Dewees makes the rounds, playing for anybody who looks like they could use a song. He seeks out a blind man named Albert, who says he doesn't feel like getting up. Dewees presses him, and Albert finally tells what the trouble is. "I shit the bed," he confesses, refusing to look at Dewees.
"Oh, Albert, I do that all the time," Dewees reassures him.
Here he is less appreciated for his funny lines and fine physique than for the way he kneels down next to an old woman and sings sweetly, "You look so good in love." Helen, who the nurses say has been out of it for a week, smiles beatifically at Dewees for the duration of the tune. Aunt Laura sings along to "You Are My Sunshine" and then "Do Lord."
On the way out, Dewees points to his father's old room. He'll spend Christmas Eve at Woodridge, he says, and enjoy every minute of it. Noting they're a "captive" audience, he explains, "I like entertaining people." In this case, there's nothing more in it for him. "It gives a lot of pleasure to people who don't normally get it."
Ultimately, that's what moves him down the road to Manchester, or Manhattan. "Anybody who's a performer knows that high you get, that wired feeling," says Budbill. "Rusty gets it anywhere there's audience. It doesn't matter where it is -- in the Burlington High School gym or some nursing home."

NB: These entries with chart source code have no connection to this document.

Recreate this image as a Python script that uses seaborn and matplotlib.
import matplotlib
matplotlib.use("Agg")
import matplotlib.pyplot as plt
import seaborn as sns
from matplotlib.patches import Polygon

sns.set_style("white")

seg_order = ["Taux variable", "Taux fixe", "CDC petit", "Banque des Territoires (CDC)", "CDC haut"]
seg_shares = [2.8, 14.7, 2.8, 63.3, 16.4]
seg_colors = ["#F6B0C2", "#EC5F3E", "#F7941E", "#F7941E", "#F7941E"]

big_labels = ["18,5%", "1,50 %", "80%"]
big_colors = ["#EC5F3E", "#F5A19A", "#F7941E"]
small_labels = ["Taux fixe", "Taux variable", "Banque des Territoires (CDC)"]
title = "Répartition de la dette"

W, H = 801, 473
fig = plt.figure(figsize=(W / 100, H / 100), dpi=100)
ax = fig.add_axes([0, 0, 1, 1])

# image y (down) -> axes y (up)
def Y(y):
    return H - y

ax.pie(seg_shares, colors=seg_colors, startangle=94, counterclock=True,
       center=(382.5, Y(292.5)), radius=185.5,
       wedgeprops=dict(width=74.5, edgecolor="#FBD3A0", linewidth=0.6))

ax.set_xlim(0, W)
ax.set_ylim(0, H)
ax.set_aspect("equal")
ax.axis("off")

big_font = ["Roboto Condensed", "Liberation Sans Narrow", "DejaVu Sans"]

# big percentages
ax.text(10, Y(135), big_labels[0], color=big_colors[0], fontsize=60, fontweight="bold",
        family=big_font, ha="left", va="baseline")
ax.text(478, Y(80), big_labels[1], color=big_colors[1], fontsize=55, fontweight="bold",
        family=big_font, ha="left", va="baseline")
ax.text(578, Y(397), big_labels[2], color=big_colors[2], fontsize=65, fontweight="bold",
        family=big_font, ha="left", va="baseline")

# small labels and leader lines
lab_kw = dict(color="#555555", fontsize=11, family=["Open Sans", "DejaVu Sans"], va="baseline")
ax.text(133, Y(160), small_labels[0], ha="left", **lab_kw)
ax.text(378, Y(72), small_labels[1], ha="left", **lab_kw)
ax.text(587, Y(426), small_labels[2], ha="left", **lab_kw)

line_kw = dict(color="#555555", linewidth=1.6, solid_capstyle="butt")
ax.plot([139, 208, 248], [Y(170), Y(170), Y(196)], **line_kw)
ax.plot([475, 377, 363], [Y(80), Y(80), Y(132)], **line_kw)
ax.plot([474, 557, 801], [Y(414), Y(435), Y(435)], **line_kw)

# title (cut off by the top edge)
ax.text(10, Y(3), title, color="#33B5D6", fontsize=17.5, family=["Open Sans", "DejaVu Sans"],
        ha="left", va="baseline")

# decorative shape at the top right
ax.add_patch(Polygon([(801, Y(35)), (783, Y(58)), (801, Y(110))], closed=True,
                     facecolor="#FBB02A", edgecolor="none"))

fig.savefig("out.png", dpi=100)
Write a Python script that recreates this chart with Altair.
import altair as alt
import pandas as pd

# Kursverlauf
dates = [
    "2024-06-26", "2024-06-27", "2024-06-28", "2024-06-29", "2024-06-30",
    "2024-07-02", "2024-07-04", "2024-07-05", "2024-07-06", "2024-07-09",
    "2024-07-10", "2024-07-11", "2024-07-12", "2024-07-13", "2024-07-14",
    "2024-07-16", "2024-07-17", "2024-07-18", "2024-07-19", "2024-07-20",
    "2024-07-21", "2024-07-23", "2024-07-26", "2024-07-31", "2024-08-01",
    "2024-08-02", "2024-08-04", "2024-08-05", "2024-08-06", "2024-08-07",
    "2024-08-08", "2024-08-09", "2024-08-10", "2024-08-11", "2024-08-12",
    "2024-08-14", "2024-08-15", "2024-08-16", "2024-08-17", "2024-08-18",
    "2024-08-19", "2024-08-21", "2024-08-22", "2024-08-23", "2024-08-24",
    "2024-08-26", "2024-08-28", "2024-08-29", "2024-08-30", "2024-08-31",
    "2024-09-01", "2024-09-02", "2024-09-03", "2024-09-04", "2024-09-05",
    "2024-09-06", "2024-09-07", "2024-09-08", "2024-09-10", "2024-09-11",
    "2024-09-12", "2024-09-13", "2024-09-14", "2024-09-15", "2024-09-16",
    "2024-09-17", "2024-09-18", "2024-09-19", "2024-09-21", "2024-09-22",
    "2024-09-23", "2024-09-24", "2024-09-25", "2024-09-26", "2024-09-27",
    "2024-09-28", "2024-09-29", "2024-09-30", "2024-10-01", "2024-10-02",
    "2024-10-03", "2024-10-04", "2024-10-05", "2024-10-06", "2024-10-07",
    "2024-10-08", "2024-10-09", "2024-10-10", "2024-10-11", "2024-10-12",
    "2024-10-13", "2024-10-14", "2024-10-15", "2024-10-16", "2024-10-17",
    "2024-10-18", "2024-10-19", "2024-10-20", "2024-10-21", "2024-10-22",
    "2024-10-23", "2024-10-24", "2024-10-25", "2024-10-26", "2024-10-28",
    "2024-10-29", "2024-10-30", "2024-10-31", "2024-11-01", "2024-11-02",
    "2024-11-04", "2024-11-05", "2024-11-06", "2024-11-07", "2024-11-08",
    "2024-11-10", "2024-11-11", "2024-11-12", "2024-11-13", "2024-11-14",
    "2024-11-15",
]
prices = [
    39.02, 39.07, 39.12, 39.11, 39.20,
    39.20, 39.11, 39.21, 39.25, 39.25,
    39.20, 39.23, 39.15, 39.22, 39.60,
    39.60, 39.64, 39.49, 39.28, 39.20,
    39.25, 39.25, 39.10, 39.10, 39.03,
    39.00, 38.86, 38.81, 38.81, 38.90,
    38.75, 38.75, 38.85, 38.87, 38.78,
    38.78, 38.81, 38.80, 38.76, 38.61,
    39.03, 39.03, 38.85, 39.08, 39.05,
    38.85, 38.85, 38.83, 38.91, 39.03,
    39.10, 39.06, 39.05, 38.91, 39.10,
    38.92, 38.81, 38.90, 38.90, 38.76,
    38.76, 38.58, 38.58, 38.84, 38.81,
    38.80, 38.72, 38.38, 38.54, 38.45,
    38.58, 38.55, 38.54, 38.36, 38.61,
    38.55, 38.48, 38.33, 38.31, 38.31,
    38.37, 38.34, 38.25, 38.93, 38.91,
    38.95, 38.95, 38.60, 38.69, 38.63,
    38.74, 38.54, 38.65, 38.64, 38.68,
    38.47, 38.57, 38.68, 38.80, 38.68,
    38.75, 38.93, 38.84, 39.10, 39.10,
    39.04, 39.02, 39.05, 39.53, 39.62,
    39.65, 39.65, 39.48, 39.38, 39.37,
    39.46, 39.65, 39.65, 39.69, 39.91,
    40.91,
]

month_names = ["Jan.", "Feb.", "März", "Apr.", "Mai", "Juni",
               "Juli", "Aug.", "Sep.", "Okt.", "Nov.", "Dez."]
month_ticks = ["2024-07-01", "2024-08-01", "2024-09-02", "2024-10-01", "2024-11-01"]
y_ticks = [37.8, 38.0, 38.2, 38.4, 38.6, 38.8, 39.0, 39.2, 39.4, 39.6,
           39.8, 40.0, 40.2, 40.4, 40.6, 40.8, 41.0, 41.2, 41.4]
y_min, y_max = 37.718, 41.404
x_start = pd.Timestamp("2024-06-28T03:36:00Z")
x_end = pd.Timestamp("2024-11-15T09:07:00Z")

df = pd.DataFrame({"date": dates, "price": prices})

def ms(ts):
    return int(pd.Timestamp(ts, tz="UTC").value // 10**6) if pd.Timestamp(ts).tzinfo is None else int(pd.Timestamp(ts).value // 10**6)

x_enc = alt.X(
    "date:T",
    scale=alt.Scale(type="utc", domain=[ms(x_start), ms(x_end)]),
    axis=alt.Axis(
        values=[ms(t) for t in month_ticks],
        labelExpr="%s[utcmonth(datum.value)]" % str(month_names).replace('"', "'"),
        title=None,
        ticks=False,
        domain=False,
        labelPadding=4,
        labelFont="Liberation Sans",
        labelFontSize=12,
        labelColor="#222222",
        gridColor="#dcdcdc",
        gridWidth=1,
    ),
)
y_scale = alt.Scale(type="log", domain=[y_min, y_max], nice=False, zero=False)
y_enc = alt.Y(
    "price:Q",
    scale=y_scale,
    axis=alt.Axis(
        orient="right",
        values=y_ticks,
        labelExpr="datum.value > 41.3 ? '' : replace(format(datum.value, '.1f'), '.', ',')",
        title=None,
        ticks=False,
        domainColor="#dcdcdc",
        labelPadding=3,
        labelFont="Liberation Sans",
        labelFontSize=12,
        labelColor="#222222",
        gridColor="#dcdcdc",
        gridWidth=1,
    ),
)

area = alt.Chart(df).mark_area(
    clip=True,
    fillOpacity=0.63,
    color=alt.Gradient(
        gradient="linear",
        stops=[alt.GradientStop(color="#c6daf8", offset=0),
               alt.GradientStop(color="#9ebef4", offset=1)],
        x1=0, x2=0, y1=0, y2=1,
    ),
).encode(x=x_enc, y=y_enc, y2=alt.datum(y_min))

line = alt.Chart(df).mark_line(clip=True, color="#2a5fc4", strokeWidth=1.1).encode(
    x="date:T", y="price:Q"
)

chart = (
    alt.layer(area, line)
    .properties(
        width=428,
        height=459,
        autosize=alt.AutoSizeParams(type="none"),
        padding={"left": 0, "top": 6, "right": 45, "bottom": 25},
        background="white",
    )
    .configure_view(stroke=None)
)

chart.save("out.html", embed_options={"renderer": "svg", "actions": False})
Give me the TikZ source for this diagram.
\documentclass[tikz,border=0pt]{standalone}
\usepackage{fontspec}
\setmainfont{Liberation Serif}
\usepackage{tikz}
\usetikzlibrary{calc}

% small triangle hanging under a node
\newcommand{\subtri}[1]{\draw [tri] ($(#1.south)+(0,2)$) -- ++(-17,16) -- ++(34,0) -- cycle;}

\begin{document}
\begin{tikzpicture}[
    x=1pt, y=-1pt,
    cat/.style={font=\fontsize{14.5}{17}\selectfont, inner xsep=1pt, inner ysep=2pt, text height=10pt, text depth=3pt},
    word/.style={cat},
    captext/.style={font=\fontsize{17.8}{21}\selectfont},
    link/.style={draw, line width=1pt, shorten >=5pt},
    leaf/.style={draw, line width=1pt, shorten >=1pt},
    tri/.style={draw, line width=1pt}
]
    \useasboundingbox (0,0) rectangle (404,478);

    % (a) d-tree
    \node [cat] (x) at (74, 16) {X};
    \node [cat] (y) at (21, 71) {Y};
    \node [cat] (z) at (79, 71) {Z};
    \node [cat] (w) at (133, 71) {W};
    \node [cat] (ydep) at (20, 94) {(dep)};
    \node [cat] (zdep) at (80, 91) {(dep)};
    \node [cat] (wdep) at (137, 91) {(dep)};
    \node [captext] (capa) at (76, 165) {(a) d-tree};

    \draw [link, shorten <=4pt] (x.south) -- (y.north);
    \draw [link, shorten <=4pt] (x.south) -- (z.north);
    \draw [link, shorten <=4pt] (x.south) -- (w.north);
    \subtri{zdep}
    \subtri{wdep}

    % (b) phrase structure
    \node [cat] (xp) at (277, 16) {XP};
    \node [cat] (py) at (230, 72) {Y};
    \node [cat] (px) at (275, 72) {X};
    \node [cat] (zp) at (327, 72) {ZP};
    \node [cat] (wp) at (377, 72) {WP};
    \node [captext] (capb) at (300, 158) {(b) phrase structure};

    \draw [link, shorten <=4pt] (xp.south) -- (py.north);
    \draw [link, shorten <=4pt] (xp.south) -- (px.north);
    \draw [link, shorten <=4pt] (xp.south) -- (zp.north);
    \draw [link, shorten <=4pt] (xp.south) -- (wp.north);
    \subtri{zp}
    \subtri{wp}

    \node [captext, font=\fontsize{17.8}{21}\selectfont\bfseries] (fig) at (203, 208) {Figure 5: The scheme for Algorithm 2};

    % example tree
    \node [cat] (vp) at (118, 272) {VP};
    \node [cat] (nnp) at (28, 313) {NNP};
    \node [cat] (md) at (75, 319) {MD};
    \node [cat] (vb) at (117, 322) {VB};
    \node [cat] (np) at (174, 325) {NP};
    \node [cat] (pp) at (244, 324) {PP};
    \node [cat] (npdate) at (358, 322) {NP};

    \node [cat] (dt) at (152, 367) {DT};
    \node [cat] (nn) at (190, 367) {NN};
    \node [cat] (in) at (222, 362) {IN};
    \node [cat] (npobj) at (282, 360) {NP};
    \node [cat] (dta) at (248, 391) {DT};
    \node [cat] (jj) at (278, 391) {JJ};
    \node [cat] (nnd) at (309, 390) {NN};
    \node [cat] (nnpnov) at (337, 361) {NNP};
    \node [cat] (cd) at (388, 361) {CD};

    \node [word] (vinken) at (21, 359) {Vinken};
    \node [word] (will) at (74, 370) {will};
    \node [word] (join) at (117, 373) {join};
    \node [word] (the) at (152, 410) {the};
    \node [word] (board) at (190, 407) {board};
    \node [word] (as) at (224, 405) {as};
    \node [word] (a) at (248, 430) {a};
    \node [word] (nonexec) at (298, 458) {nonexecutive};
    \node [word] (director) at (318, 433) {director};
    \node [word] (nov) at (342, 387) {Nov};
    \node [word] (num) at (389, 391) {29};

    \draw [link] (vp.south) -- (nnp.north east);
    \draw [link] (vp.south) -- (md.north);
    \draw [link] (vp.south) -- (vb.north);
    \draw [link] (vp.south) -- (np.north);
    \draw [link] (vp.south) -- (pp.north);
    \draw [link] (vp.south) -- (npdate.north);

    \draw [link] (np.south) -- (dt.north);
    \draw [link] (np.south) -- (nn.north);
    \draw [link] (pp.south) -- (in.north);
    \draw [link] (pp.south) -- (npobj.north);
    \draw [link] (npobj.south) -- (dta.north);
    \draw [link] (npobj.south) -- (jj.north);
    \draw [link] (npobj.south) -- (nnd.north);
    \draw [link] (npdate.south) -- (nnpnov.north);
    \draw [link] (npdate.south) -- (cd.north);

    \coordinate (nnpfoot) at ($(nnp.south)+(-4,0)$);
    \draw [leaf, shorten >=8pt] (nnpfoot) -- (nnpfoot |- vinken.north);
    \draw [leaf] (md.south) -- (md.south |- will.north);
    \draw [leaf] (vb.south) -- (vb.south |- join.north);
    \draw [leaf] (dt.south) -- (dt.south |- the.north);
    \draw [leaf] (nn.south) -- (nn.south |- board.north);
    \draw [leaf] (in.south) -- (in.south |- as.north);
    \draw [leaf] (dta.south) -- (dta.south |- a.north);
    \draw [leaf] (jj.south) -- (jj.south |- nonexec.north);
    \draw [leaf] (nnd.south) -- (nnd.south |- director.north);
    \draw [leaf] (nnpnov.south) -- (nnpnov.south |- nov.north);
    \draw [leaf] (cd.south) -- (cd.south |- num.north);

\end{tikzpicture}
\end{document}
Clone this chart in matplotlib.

He's still got a gas-pumper's perspective on his career, though. Compared to being a plumber or a concrete worker or a cafeteria cook, Dewees notes, "Acting has got to be the frickin' easiest thing in the world to do." He's had his share of aches and pains; a bad vertebra has forced him to take up stretching in lieu of snow machining, car racing, motorcycling and skiing. But if you have the talent, he insists, "Acting ain't hard.
"I feel blessed that I have found something that I love to do. I'm not ever going to take it for granted. Never."
And for now, at least, he's taking it to the bank.